Would you copy out the whole listing exactly as given?

Data shown ->
* Begin *
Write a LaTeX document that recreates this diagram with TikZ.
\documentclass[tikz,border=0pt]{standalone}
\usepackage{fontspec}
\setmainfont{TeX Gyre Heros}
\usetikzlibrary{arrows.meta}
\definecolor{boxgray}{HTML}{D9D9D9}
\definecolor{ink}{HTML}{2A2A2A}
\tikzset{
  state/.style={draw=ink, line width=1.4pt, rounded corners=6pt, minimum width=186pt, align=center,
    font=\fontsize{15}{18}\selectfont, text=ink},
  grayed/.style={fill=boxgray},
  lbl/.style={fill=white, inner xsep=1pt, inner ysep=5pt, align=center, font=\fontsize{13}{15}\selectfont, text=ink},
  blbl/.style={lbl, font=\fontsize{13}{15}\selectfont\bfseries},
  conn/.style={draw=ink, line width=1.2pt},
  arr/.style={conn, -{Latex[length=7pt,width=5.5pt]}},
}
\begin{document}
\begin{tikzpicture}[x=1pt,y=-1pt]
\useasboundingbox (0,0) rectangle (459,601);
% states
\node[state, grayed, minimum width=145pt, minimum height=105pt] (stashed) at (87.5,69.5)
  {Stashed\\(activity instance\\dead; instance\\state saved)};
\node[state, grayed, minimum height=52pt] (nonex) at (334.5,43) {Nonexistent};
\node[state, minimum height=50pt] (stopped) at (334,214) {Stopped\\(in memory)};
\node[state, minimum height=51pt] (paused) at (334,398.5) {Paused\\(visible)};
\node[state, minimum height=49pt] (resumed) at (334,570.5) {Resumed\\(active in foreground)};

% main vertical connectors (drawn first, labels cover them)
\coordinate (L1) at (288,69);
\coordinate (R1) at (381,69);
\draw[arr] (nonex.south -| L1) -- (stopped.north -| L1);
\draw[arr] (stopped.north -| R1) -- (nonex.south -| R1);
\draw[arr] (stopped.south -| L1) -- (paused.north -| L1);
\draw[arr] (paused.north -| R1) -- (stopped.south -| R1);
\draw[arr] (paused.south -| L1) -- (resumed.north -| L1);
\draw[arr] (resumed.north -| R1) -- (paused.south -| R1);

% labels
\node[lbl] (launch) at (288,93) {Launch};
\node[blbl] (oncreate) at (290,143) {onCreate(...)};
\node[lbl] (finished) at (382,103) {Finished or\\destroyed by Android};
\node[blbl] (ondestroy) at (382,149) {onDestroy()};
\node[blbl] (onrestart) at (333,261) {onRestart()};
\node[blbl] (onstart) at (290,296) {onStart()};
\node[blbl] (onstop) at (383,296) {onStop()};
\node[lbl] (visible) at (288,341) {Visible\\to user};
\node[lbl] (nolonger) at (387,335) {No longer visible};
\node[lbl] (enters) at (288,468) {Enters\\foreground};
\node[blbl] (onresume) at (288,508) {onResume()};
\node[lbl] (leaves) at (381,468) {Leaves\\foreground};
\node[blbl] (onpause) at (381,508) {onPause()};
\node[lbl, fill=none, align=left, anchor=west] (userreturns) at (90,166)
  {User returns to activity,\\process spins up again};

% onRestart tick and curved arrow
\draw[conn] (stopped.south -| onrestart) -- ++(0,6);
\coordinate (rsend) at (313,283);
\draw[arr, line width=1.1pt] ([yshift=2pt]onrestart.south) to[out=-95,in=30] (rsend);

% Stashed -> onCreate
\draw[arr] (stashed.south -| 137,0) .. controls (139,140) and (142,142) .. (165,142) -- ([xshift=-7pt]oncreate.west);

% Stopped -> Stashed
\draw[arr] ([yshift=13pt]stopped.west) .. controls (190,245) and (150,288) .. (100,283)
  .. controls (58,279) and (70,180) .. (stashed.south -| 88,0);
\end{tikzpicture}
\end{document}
* End *
Answer to this problem ->
Write a LaTeX document that recreates this diagram with TikZ.
\documentclass[tikz,border=0pt]{standalone}
\usepackage{fontspec}
\setmainfont{TeX Gyre Heros}
\usetikzlibrary{arrows.meta}
\definecolor{boxgray}{HTML}{D9D9D9}
\definecolor{ink}{HTML}{2A2A2A}
\tikzset{
  state/.style={draw=ink, line width=1.4pt, rounded corners=6pt, minimum width=186pt, align=center,
    font=\fontsize{15}{18}\selectfont, text=ink},
  grayed/.style={fill=boxgray},
  lbl/.style={fill=white, inner xsep=1pt, inner ysep=5pt, align=center, font=\fontsize{13}{15}\selectfont, text=ink},
  blbl/.style={lbl, font=\fontsize{13}{15}\selectfont\bfseries},
  conn/.style={draw=ink, line width=1.2pt},
  arr/.style={conn, -{Latex[length=7pt,width=5.5pt]}},
}
\begin{document}
\begin{tikzpicture}[x=1pt,y=-1pt]
\useasboundingbox (0,0) rectangle (459,601);
% states
\node[state, grayed, minimum width=145pt, minimum height=105pt] (stashed) at (87.5,69.5)
  {Stashed\\(activity instance\\dead; instance\\state saved)};
\node[state, grayed, minimum height=52pt] (nonex) at (334.5,43) {Nonexistent};
\node[state, minimum height=50pt] (stopped) at (334,214) {Stopped\\(in memory)};
\node[state, minimum height=51pt] (paused) at (334,398.5) {Paused\\(visible)};
\node[state, minimum height=49pt] (resumed) at (334,570.5) {Resumed\\(active in foreground)};

% main vertical connectors (drawn first, labels cover them)
\coordinate (L1) at (288,69);
\coordinate (R1) at (381,69);
\draw[arr] (nonex.south -| L1) -- (stopped.north -| L1);
\draw[arr] (stopped.north -| R1) -- (nonex.south -| R1);
\draw[arr] (stopped.south -| L1) -- (paused.north -| L1);
\draw[arr] (paused.north -| R1) -- (stopped.south -| R1);
\draw[arr] (paused.south -| L1) -- (resumed.north -| L1);
\draw[arr] (resumed.north -| R1) -- (paused.south -| R1);

% labels
\node[lbl] (launch) at (288,93) {Launch};
\node[blbl] (oncreate) at (290,143) {onCreate(...)};
\node[lbl] (finished) at (382,103) {Finished or\\destroyed by Android};
\node[blbl] (ondestroy) at (382,149) {onDestroy()};
\node[blbl] (onrestart) at (333,261) {onRestart()};
\node[blbl] (onstart) at (290,296) {onStart()};
\node[blbl] (onstop) at (383,296) {onStop()};
\node[lbl] (visible) at (288,341) {Visible\\to user};
\node[lbl] (nolonger) at (387,335) {No longer visible};
\node[lbl] (enters) at (288,468) {Enters\\foreground};
\node[blbl] (onresume) at (288,508) {onResume()};
\node[lbl] (leaves) at (381,468) {Leaves\\foreground};
\node[blbl] (onpause) at (381,508) {onPause()};
\node[lbl, fill=none, align=left, anchor=west] (userreturns) at (90,166)
  {User returns to activity,\\process spins up again};

% onRestart tick and curved arrow
\draw[conn] (stopped.south -| onrestart) -- ++(0,6);
\coordinate (rsend) at (313,283);
\draw[arr, line width=1.1pt] ([yshift=2pt]onrestart.south) to[out=-95,in=30] (rsend);

% Stashed -> onCreate
\draw[arr] (stashed.south -| 137,0) .. controls (139,140) and (142,142) .. (165,142) -- ([xshift=-7pt]oncreate.west);

% Stopped -> Stashed
\draw[arr] ([yshift=13pt]stopped.west) .. controls (190,245) and (150,288) .. (100,283)
  .. controls (58,279) and (70,180) .. (stashed.south -| 88,0);
\end{tikzpicture}
\end{document}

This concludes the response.